Mayor of Puerto Montt
- Incumbent
- Assumed office 6 December 2024
- Preceded by: Fernando Binder

Regional Counselor of Los Lagos
- In office 11 March 2022 – 26 October 2023

Councilman of Puerto Montt
- In office 28 July 2021 – 6 December 2024

Personal details
- Born: 23 January 1978 (age 47) Puerto Montt, Chile
- Political party: National Renewal (RN)
- Spouse(s): Dominique Gallego (2013–present)
- Children: Two
- Alma mater: Gabriela Mistral University (LL.B); Complutense University of Madrid (M.D.); University of Chile (PgD);
- Occupation: Politician
- Profession: Lawyer

= Rodrigo Wainraihgt =

Chilean politician (born 1978)

Rodrigo Javier Wainraihgt Galilea (born 23 October 1978) is a Chilean politician who currently serves as mayor of Puerto Montt.

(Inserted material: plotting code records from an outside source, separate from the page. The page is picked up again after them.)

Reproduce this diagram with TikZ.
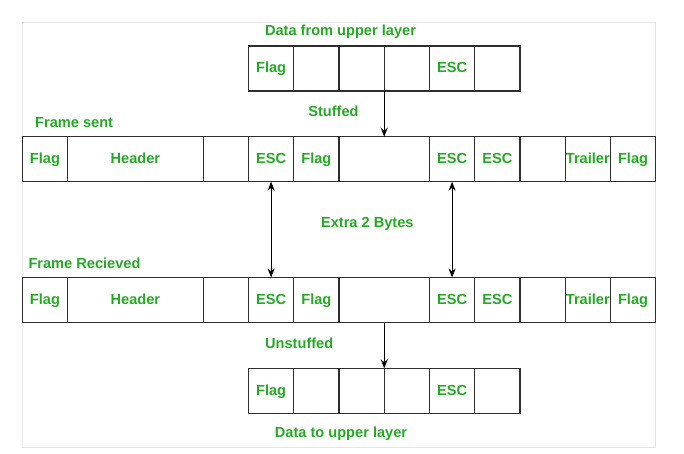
\documentclass[tikz,border=0pt]{standalone}
\usepackage{fontspec}
\setmainfont{Liberation Sans}
\usepackage{tikz}
\usetikzlibrary{positioning}
\usetikzlibrary{arrows.meta}
\definecolor{vertgfg}{RGB}{38,168,38}
\definecolor{traitgfg}{RGB}{45,45,45}

\begin{document}
\begin{tikzpicture}[x=1pt,y=-1pt]
% définition des paramètres
\tikzstyle casetrame=[draw=traitgfg,line width=1.2pt,inner sep=0pt,outer sep=0pt,minimum height=45pt,text height=11pt,text depth=2.4pt,text=vertgfg,font=\fontsize{14.6}{17}\selectfont\bfseries]
\tikzstyle textevert=[text=vertgfg,font=\fontsize{14.6}{17}\selectfont\bfseries,inner sep=0pt]
\tikzstyle pointdepart=[inner sep=0pt,outer sep=0pt,minimum size=0pt]
\tikzstyle flechebas=[-{Stealth[length=9pt,width=7pt]},line width=0.9pt]
\tikzstyle flechedouble=[{Stealth[length=9pt,width=7pt]}-{Stealth[length=9pt,width=7pt]},line width=0.9pt]
\tikzstyle cadre=[draw=black!10,line width=1pt]
\newcommand{\largcase}{45.24} % largeur d'une case
\newcommand{\origx}{22.3}     % bord gauche des trames
\newcommand{\origdx}{248.5}   % bord gauche des données
% le cadre
\useasboundingbox (0,0) rectangle (684,453);
\draw[cadre] (22.3,22.5) rectangle (655.7,447.5);
% les trames
\foreach \nom/\y in {s/159.2,r/300} {
  \node[pointdepart] (\nom0) at (\origx,\y) {};
  \foreach \w/\t [count=\i, remember=\i as \j (initially 0)] in {1/Flag,3/Header,1/{},1/ESC,1/Flag,2/{},1/ESC,1/ESC,1/{},1/Trailer,1/Flag}
    \node[casetrame,minimum width=\w*\largcase pt,right=0pt of \nom\j] (\nom\i) {\t};
}
% les données
\foreach \nom/\y in {d/68.5,b/390.8} {
  \node[pointdepart] (\nom0) at (\origdx,\y) {};
  \foreach \t [count=\i, remember=\i as \j (initially 0)] in {Flag,{},{},{},ESC,{}}
    \node[casetrame,minimum width=\largcase pt,right=0pt of \nom\j] (\nom\i) {\t};
}
% les flèches
\draw[flechebas] (d3.south east) -- (s6.north);
\draw[flechedouble] (s4.south) -- (r4.north);
\draw[flechedouble] (s7.south) -- (r7.north);
\draw[flechebas] (r6.south) -- (b3.north east);
% les textes
\node[textevert] (titrehaut) at (340.5,31.7) {Data from upper layer};
\node[textevert] (stuffed) at (333.5,111.5) {Stuffed};
\node[textevert,anchor=west] (envoi) at (35,122.5) {Frame sent};
\node[textevert] (extra) at (367.3,224) {Extra 2 Bytes};
\node[textevert,anchor=west] (recu) at (28.3,263.5) {Frame Recieved};
\node[textevert] (unstuffed) at (299.2,343.3) {Unstuffed};
\node[textevert] (titrebas) at (341,434) {Data to upper layer};
\end{tikzpicture}
\end{document}
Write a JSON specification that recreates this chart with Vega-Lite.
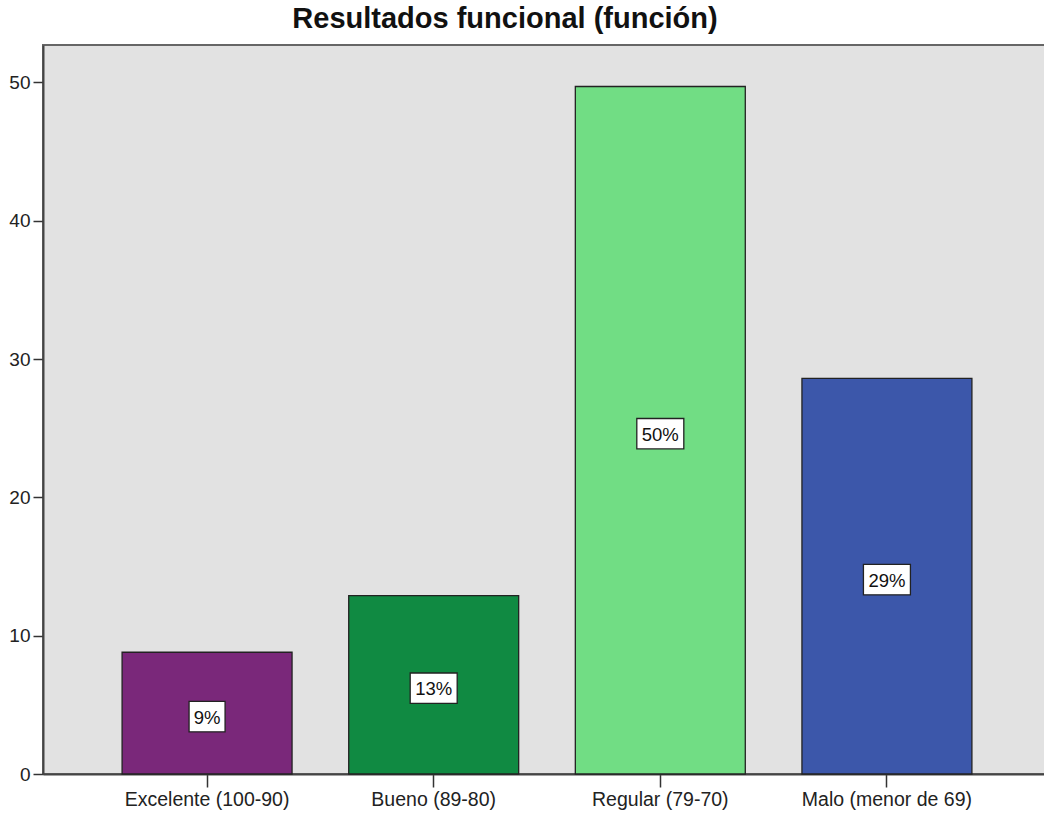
{
  "$schema": "https://vega.github.io/schema/vega-lite/v6.json",
  "autosize": {"type": "none"},
  "width": 1008,
  "height": 729,
  "padding": {"left": 43, "top": 45, "right": 0, "bottom": 42},
  "background": "white",
  "config": {
    "font": "Liberation Sans",
    "view": {"fill": "#e2e2e2", "stroke": "#666666", "strokeWidth": 2}
  },
  "title": {
    "text": "Resultados funcional (función)",
    "font": "Liberation Sans",
    "fontSize": 29,
    "fontWeight": "bold",
    "color": "#111111",
    "anchor": "middle",
    "frame": "group",
    "baseline": "alphabetic",
    "offset": 14,
    "dx": -42,
    "dy": 26
  },
  "data": {
    "values": [
      {"categoria": "Excelente (100-90)", "valor": 8.8, "pct": "9%"},
      {"categoria": "Bueno (89-80)", "valor": 12.9, "pct": "13%"},
      {"categoria": "Regular (79-70)", "valor": 49.7, "pct": "50%"},
      {"categoria": "Malo (menor de 69)", "valor": 28.6, "pct": "29%"}
    ]
  },
  "encoding": {
    "x": {
      "field": "categoria",
      "type": "nominal",
      "sort": null,
      "scale": {"paddingInner": 0.25, "paddingOuter": 0.349},
      "axis": {
        "title": null,
        "labelAngle": 0,
        "labelFontSize": 19.5,
        "labelColor": "#222222",
        "labelPadding": 3,
        "tickSize": 13,
        "tickColor": "#333333",
        "tickWidth": 1.5,
        "domainColor": "#444444",
        "domainWidth": 2
      }
    }
  },
  "layer": [
    {
      "mark": {"type": "bar", "stroke": "#222222", "strokeWidth": 1.3},
      "encoding": {
        "y": {
          "field": "valor",
          "type": "quantitative",
          "scale": {"domain": [0, 52.7], "nice": false},
          "axis": {
            "title": null,
            "values": [0, 10, 20, 30, 40, 50],
            "grid": false,
            "labelFontSize": 19,
            "labelColor": "#222222",
            "labelPadding": 3,
            "tickSize": 10,
            "tickColor": "#333333",
            "tickWidth": 1.5,
            "domainColor": "#444444",
            "domainWidth": 2
          }
        },
        "color": {
          "field": "categoria",
          "type": "nominal",
          "scale": {
            "domain": ["Excelente (100-90)", "Bueno (89-80)", "Regular (79-70)", "Malo (menor de 69)"],
            "range": ["#7a287a", "#108a42", "#71dd84", "#3c57aa"]
          },
          "legend": null
        }
      }
    },
    {
      "transform": [
        {"calculate": "datum.valor / 2 - 1.35", "as": "lo"},
        {"calculate": "datum.valor / 2 + 0.85", "as": "hi"}
      ],
      "mark": {"type": "bar", "fill": "white", "stroke": "#222222", "strokeWidth": 1.3},
      "encoding": {
        "y": {"field": "lo", "type": "quantitative"},
        "y2": {"field": "hi"},
        "size": {
          "field": "pct",
          "type": "nominal",
          "scale": {"type": "ordinal", "domain": ["9%", "13%", "50%", "29%"], "range": [36, 47, 47, 47]},
          "legend": null
        }
      }
    },
    {
      "transform": [
        {"calculate": "datum.valor / 2 - 0.25", "as": "mid"}
      ],
      "mark": {"type": "text", "fontSize": 18.5, "color": "#111111", "baseline": "middle", "align": "center", "dy": 1},
      "encoding": {
        "y": {"field": "mid", "type": "quantitative"},
        "text": {"field": "pct"}
      }
    }
  ]
}
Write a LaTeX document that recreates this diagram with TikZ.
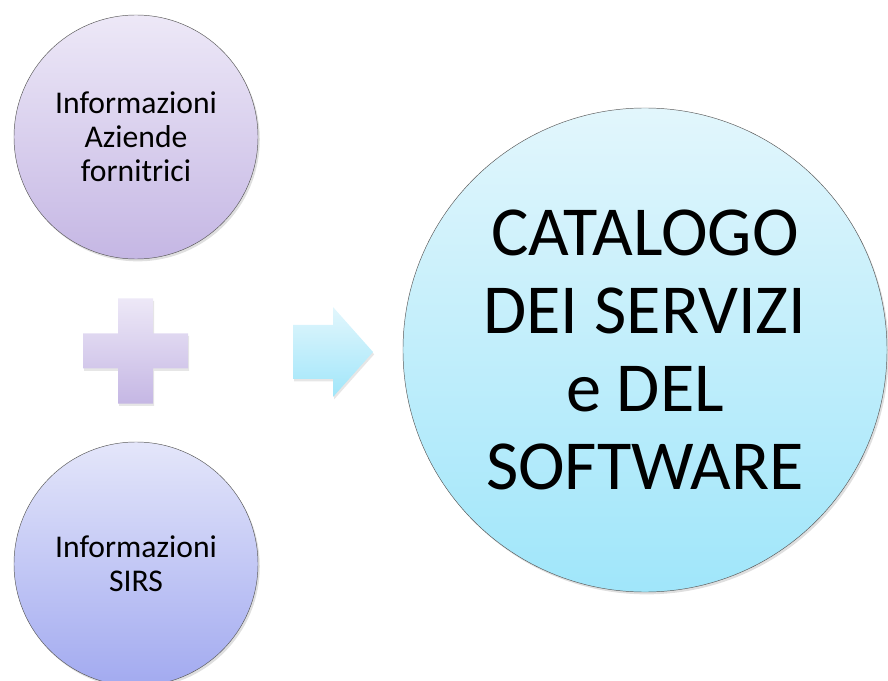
\documentclass[tikz,border=0pt]{standalone}
\usepackage{fontspec}
\setmainfont{Carlito}
\usepackage{tikz}
\usetikzlibrary{shapes,shadows,positioning,calc}
\definecolor{lilactop}{RGB}{237,232,247}
\definecolor{lilacbot}{RGB}{197,183,228}
\definecolor{periwtop}{RGB}{228,230,250}
\definecolor{periwbot}{RGB}{162,170,240}
\definecolor{cyantop}{RGB}{226,246,252}
\definecolor{cyanbot}{RGB}{160,230,250}
\definecolor{rimgray}{RGB}{90,90,90}

\begin{document}
\begin{tikzpicture}[
    x=0.03cm, y=-0.03cm,
    bubble/.style={circle, draw=rimgray, line width=0.4pt, align=center, inner sep=0pt,
        drop shadow={shadow xshift=1.5pt, shadow yshift=-2pt, opacity=0.25}},
    small/.style={bubble, minimum size=7.32cm, font=\fontsize{27}{29}\selectfont},
    big/.style={bubble, minimum size=14.52cm, font=\fontsize{60}{66.5}\selectfont},
    sign/.style={drop shadow={shadow xshift=1pt, shadow yshift=-2pt, opacity=0.2}}
]
    \useasboundingbox (0,0) rectangle (888,681);
    \clip (0,0) rectangle (888,681);

    \node[small, top color=lilactop, bottom color=lilacbot] (aziende) at (136,137) {Informazioni\\Aziende\\fornitrici};
    \node[small, top color=periwtop, bottom color=periwbot] (sirs) at (136,564) {Informazioni\\SIRS};
    \node[big, top color=cyantop, bottom color=cyanbot] (catalogo) at (645,350) {CATALOGO\\DEI SERVIZI\\e DEL\\SOFTWARE};

    % plus sign and arrow
    \coordinate (plus) at (135.5,351);
    \coordinate (arrow) at (293,352);
    \path[sign, top color=lilactop, bottom color=lilacbot]
        ($(plus)+(-17.5,-52.5)$) -- ++(35,0) -- ++(0,35) -- ++(35,0) -- ++(0,35)
        -- ++(-35,0) -- ++(0,35) -- ++(-35,0) -- ++(0,-35) -- ++(-35,0)
        -- ++(0,-35) -- ++(35,0) -- cycle;
    \path[sign, top color=cyantop, bottom color=cyanbot]
        ($(arrow)+(0,-27)$) -- ++(40,0) -- ++(0,-18) -- ++(40,45) -- ++(-40,45)
        -- ++(0,-18) -- ++(-40,0) -- cycle;
\end{tikzpicture}
\end{document}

Before entering politics, Wainraihgt had a solid career in television and show business, where he stood out on the reality show, Pareja Perfecta (lit. Perfect Couple).

==Biography==
Wainraihgt completed his primary and secondary education at the San Francisco Javier School in Puerto Montt, graduating in 1996. From 1997 to 2002, he studied law at the Gabriela Mistral University, graduating with a law degree.

In 2005, Wainraihgt began postgraduate studies at the Complutense University of Madrid, where he earned a master's degree in Environmental Law. He also holds a postgraduate diploma (PgD) in Tax Reform from the University of Chile.

==Television career==
Wainraihgt briefly appeared on Chilean television after gaining notoriety for his relationship with model Pamela Díaz. In late 2011, he co-hosted the Zona Latina nighttime program Sin Dios ni late with Vasco Moulián.

In mid-2012, Wainraihgt participated in the reality show Pareja Perfecta.

He subsequently appeared on entertainment programs such as SQP and Alfombra Roja until his final departure from television in 2014, after which he returned to the Los Lagos Region.